Abu Dhabi's property market recorded 4,441 transactions amounting to $5.7 billion in the third quarter, according to the Department of Municipalities and Transport.

The UAE is also boosting its manufacturing sector. It plans to more than double the contribution of the industrial sector to the country's economy to Dh300 billion by 2031.

The UAE's oil production in the third quarter averaged 3.17 million barrels per day while the country's hydrocarbon GDP is estimated to have grown 13 per cent annually during the period, data from the Central Bank showed.

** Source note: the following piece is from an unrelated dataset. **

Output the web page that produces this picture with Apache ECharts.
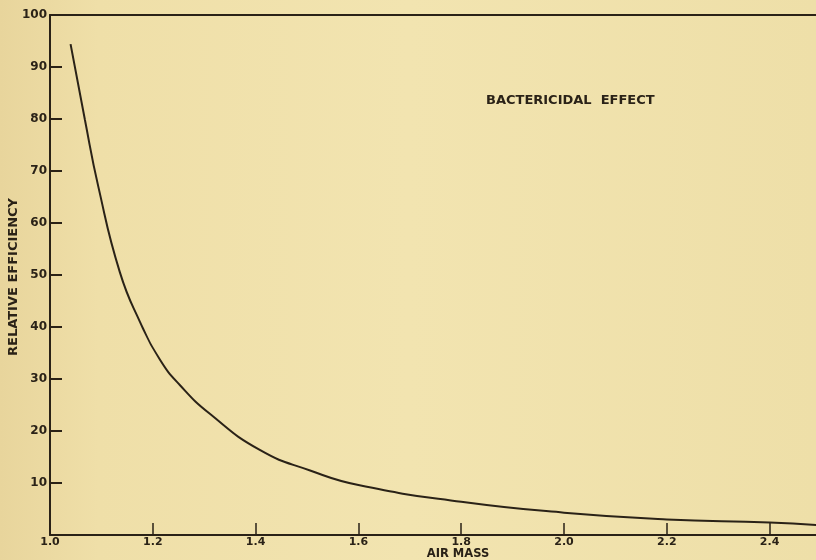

Oil GDP is projected to grow by 11 per cent and 3 per cent in 2022 and 2023, respectively, with performance in both years depending on the “evolution of the Russia-Ukraine conflict, potential global economic slowdown, further Opec+ decisions to change production levels, potential reduction in output by some of the other Opec members, and further post-Covid recovery”, the Central Bank said.

Starting last month, Opec and its allies, including Russia, agreed to cut production by 2 million bpd amid demand concerns as global economies slow down on account of rising interest rates and the Ukraine crisis.

For 2022 and 2023, the Central Bank projects that the country’s non-oil sector will expand 6.1 per cent and 4.2 per cent, respectively, on the back of the easing of pandemic-related restrictions, recovery in global travel and tourism and booming real estate and construction sectors, it said.

Along with the oil price boost, increased government and private sector spending is driving GDP growth, the Central Bank said.

Given the rally in oil and gas prices and the expected increase in production, 2022 has witnessed higher government revenue, boosting public spending further.

Government revenue increased in the first half of 2022 by 46.7 per cent on a yearly basis to Dh305.6 billion due to an increase in taxes and social contributions.

On the expenditure side, current spending rose by 6.1 per cent yearly in the first half of 2022 to Dh180.1 billion compared to 5 per cent during the same period of the previous year.

The central bank also revised its projection for the UAE headline inflation downwards to 4.9 per cent factoring the latest developments in oil prices, with the regulator forecasting average Brent prices to be around $102 a barrel in 2022, less than previously expected, in addition to a moderation in food prices, compared to a quarter ago.